■ **Collected material**:
▼▼▼

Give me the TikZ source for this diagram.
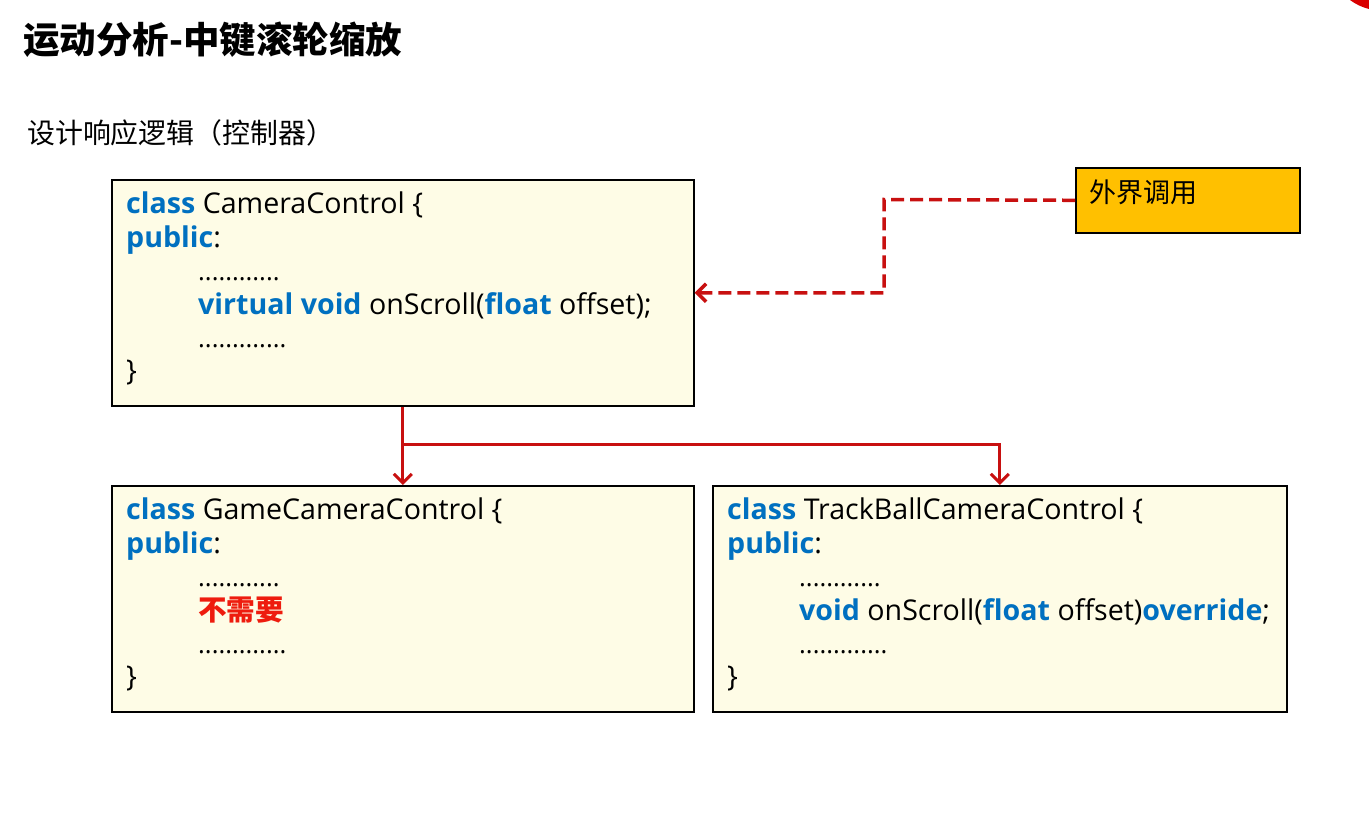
\documentclass[tikz,border=0pt]{standalone}
\usepackage{fontspec}
\setmainfont{Open Sans}
\newfontfamily\cjk{Noto Sans CJK SC}
\usetikzlibrary{arrows.meta}
\definecolor{codefill}{HTML}{FEFCE6}
\definecolor{kwblue}{HTML}{0070C0}
\definecolor{linkred}{HTML}{C81010}
\definecolor{callfill}{HTML}{FFC000}
\definecolor{noteRed}{HTML}{EE1C0E}
\newcommand{\kw}[1]{{\color{kwblue}\bfseries #1}}
\newcommand{\ind}{\hspace*{72pt}}
\newcommand{\dotsrow}[1]{{\fontsize{25.5}{33.4}\selectfont #1}}
\tikzset{
  codebox/.style={draw=black,line width=1.6pt,fill=codefill,anchor=north west,
    minimum width=582pt,minimum height=226pt},
  codetext/.style={anchor=north west,inner sep=0,align=left,
    font=\fontsize{28.6}{33.4}\selectfont},
  callbox/.style={draw=black,line width=1.6pt,fill=callfill,anchor=north west,
    minimum width=224pt,minimum height=65pt},
  inherit/.style={draw=linkred,line width=3pt,-{Straight Barb[length=9pt,width=18pt]}},
  callarrow/.style={draw=linkred,line width=3.5pt,dash pattern=on 13pt off 6pt,
    -{Straight Barb[length=9pt,width=18pt]}}
}
\begin{document}
\begin{tikzpicture}[x=1pt,y=-1pt]
  \useasboundingbox (0,0) rectangle (1369,816);
  \fill[red!85!black] (1350,0) -- (1369,0) -- (1369,9) to[bend left=10] cycle;
  % headings
  \node[anchor=west,inner sep=0] (title) at (23,40) {\cjk\bfseries\fontsize{36.5}{40}\selectfont 运动分析-中键滚轮缩放};
  \node[anchor=west,inner sep=0] (subtitle) at (27,133) {\cjk\fontsize{27.9}{30}\selectfont 设计响应逻辑（控制器）};
  % classes
  \node[codebox] (camctl) at (111,179) {};
  \node[codetext] (camctltxt) at (126,192) {\kw{class} CameraControl \{\\
    \kw{public}:\\
    \ind\dotsrow{............}\\
    \ind\kw{virtual void} onScroll(\kw{float} offset);\\
    \ind\dotsrow{.............}\\
    \}};
  \node[codebox] (gamectl) at (111,485) {};
  \node[codetext] (gamectltxt) at (126,498) {\kw{class} GameCameraControl \{\\
    \kw{public}:\\
    \ind\dotsrow{............}\\
    \ind{\cjk\bfseries\color{noteRed}不需要}\\
    \ind\dotsrow{.............}\\
    \}};
  \node[codebox,minimum width=574pt] (trackctl) at (712,485) {};
  \node[codetext] (trackctltxt) at (727,498) {\kw{class} TrackBallCameraControl \{\\
    \kw{public}:\\
    \ind\dotsrow{............}\\
    \ind\kw{void} onScroll(\kw{float} offset)\kw{override};\\
    \ind\dotsrow{.............}\\
    \}};
  \node[callbox] (outside) at (1075,167) {};
  \node[anchor=west,inner sep=0] (outsidetxt) at (1089,192) {\cjk\fontsize{27}{28}\selectfont 外界调用};
  % links
  \coordinate (turn) at (884,199.5);
  \coordinate (split) at (402,444);
  \draw[callarrow] (outside.west) -- (turn) |- (camctl.east);
  \draw[inherit] (camctl.south) -- (gamectl.north);
  \draw[inherit] (split) -| (trackctl.north);
\end{tikzpicture}
\end{document}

▲▲▲

■ **Work to complete**:
Repeat the data exactly, dropping every picture it holds.

■ **Correct answer**:
Give me the TikZ source for this diagram.
\documentclass[tikz,border=0pt]{standalone}
\usepackage{fontspec}
\setmainfont{Open Sans}
\newfontfamily\cjk{Noto Sans CJK SC}
\usetikzlibrary{arrows.meta}
\definecolor{codefill}{HTML}{FEFCE6}
\definecolor{kwblue}{HTML}{0070C0}
\definecolor{linkred}{HTML}{C81010}
\definecolor{callfill}{HTML}{FFC000}
\definecolor{noteRed}{HTML}{EE1C0E}
\newcommand{\kw}[1]{{\color{kwblue}\bfseries #1}}
\newcommand{\ind}{\hspace*{72pt}}
\newcommand{\dotsrow}[1]{{\fontsize{25.5}{33.4}\selectfont #1}}
\tikzset{
  codebox/.style={draw=black,line width=1.6pt,fill=codefill,anchor=north west,
    minimum width=582pt,minimum height=226pt},
  codetext/.style={anchor=north west,inner sep=0,align=left,
    font=\fontsize{28.6}{33.4}\selectfont},
  callbox/.style={draw=black,line width=1.6pt,fill=callfill,anchor=north west,
    minimum width=224pt,minimum height=65pt},
  inherit/.style={draw=linkred,line width=3pt,-{Straight Barb[length=9pt,width=18pt]}},
  callarrow/.style={draw=linkred,line width=3.5pt,dash pattern=on 13pt off 6pt,
    -{Straight Barb[length=9pt,width=18pt]}}
}
\begin{document}
\begin{tikzpicture}[x=1pt,y=-1pt]
  \useasboundingbox (0,0) rectangle (1369,816);
  \fill[red!85!black] (1350,0) -- (1369,0) -- (1369,9) to[bend left=10] cycle;
  % headings
  \node[anchor=west,inner sep=0] (title) at (23,40) {\cjk\bfseries\fontsize{36.5}{40}\selectfont 运动分析-中键滚轮缩放};
  \node[anchor=west,inner sep=0] (subtitle) at (27,133) {\cjk\fontsize{27.9}{30}\selectfont 设计响应逻辑（控制器）};
  % classes
  \node[codebox] (camctl) at (111,179) {};
  \node[codetext] (camctltxt) at (126,192) {\kw{class} CameraControl \{\\
    \kw{public}:\\
    \ind\dotsrow{............}\\
    \ind\kw{virtual void} onScroll(\kw{float} offset);\\
    \ind\dotsrow{.............}\\
    \}};
  \node[codebox] (gamectl) at (111,485) {};
  \node[codetext] (gamectltxt) at (126,498) {\kw{class} GameCameraControl \{\\
    \kw{public}:\\
    \ind\dotsrow{............}\\
    \ind{\cjk\bfseries\color{noteRed}不需要}\\
    \ind\dotsrow{.............}\\
    \}};
  \node[codebox,minimum width=574pt] (trackctl) at (712,485) {};
  \node[codetext] (trackctltxt) at (727,498) {\kw{class} TrackBallCameraControl \{\\
    \kw{public}:\\
    \ind\dotsrow{............}\\
    \ind\kw{void} onScroll(\kw{float} offset)\kw{override};\\
    \ind\dotsrow{.............}\\
    \}};
  \node[callbox] (outside) at (1075,167) {};
  \node[anchor=west,inner sep=0] (outsidetxt) at (1089,192) {\cjk\fontsize{27}{28}\selectfont 外界调用};
  % links
  \coordinate (turn) at (884,199.5);
  \coordinate (split) at (402,444);
  \draw[callarrow] (outside.west) -- (turn) |- (camctl.east);
  \draw[inherit] (camctl.south) -- (gamectl.north);
  \draw[inherit] (split) -| (trackctl.north);
\end{tikzpicture}
\end{document}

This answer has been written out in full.